** BEGIN **
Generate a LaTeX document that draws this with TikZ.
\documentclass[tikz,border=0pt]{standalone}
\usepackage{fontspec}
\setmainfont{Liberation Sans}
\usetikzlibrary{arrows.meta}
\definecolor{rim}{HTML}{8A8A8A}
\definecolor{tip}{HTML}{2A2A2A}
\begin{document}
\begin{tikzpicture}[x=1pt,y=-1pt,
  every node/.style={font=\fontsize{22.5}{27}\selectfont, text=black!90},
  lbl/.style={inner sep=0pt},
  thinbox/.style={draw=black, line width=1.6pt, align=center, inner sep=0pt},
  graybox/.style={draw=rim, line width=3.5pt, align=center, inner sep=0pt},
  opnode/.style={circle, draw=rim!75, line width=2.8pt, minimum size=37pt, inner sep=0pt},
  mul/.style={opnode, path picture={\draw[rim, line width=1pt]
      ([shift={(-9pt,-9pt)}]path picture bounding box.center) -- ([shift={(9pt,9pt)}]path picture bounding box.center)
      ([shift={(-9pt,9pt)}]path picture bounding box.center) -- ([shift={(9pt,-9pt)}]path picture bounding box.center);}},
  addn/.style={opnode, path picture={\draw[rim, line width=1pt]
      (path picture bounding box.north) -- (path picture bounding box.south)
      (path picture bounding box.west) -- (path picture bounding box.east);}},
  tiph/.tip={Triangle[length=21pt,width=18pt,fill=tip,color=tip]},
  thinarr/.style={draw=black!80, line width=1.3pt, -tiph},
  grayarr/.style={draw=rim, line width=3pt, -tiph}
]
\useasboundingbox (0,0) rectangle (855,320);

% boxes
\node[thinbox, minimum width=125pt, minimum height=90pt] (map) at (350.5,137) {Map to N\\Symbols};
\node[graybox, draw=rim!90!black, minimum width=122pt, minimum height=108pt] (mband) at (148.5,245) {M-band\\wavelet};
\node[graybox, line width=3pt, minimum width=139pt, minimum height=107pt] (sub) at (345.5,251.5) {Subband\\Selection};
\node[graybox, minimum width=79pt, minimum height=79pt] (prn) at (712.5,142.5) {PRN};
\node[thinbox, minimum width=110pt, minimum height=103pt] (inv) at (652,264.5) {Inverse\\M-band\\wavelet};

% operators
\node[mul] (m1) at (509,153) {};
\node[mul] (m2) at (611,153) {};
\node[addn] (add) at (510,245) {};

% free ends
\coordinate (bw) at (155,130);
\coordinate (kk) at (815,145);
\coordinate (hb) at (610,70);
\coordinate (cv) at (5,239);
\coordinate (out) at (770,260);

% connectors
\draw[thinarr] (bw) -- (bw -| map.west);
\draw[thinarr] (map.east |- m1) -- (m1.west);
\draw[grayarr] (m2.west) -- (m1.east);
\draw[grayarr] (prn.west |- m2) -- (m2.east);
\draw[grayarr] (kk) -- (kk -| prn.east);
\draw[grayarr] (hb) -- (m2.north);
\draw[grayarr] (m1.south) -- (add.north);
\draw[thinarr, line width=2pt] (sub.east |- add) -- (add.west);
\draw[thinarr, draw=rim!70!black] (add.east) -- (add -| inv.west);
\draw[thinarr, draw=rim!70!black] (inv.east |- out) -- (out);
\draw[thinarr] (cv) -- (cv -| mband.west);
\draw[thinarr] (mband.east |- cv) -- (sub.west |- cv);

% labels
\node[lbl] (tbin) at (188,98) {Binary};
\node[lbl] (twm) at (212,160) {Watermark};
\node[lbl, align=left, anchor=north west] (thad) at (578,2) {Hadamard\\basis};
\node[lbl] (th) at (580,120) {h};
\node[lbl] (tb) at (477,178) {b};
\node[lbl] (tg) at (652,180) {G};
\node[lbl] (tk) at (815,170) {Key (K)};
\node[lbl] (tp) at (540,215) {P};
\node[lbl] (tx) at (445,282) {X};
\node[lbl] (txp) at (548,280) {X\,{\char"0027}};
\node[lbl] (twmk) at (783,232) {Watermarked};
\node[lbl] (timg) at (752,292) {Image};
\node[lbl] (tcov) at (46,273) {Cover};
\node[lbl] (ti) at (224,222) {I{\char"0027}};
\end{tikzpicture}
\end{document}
** END **
** BEGIN **
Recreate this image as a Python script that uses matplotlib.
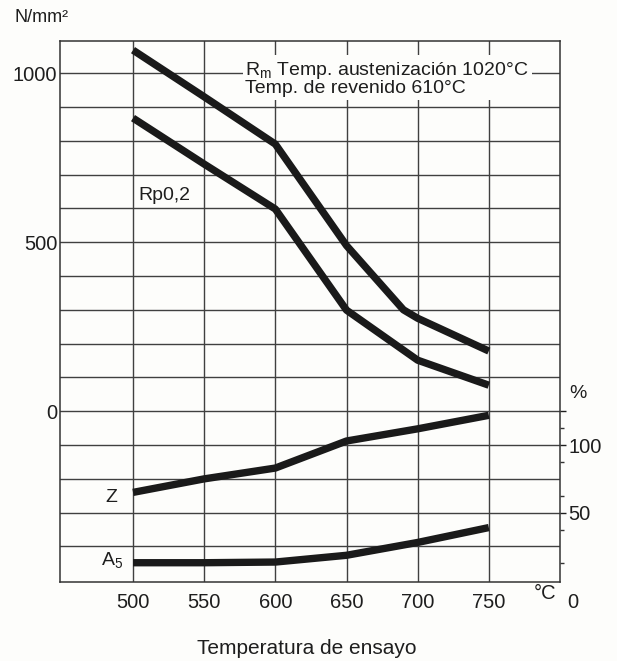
** END **
Given task: Repeat the entries above verbatim, but only from the line that has "Generate a LaTeX" down to the line that has "(0,0) rectangle (855,320);", inclusive.

Solved problem:
Generate a LaTeX document that draws this with TikZ.
\documentclass[tikz,border=0pt]{standalone}
\usepackage{fontspec}
\setmainfont{Liberation Sans}
\usetikzlibrary{arrows.meta}
\definecolor{rim}{HTML}{8A8A8A}
\definecolor{tip}{HTML}{2A2A2A}
\begin{document}
\begin{tikzpicture}[x=1pt,y=-1pt,
  every node/.style={font=\fontsize{22.5}{27}\selectfont, text=black!90},
  lbl/.style={inner sep=0pt},
  thinbox/.style={draw=black, line width=1.6pt, align=center, inner sep=0pt},
  graybox/.style={draw=rim, line width=3.5pt, align=center, inner sep=0pt},
  opnode/.style={circle, draw=rim!75, line width=2.8pt, minimum size=37pt, inner sep=0pt},
  mul/.style={opnode, path picture={\draw[rim, line width=1pt]
      ([shift={(-9pt,-9pt)}]path picture bounding box.center) -- ([shift={(9pt,9pt)}]path picture bounding box.center)
      ([shift={(-9pt,9pt)}]path picture bounding box.center) -- ([shift={(9pt,-9pt)}]path picture bounding box.center);}},
  addn/.style={opnode, path picture={\draw[rim, line width=1pt]
      (path picture bounding box.north) -- (path picture bounding box.south)
      (path picture bounding box.west) -- (path picture bounding box.east);}},
  tiph/.tip={Triangle[length=21pt,width=18pt,fill=tip,color=tip]},
  thinarr/.style={draw=black!80, line width=1.3pt, -tiph},
  grayarr/.style={draw=rim, line width=3pt, -tiph}
]
\useasboundingbox (0,0) rectangle (855,320);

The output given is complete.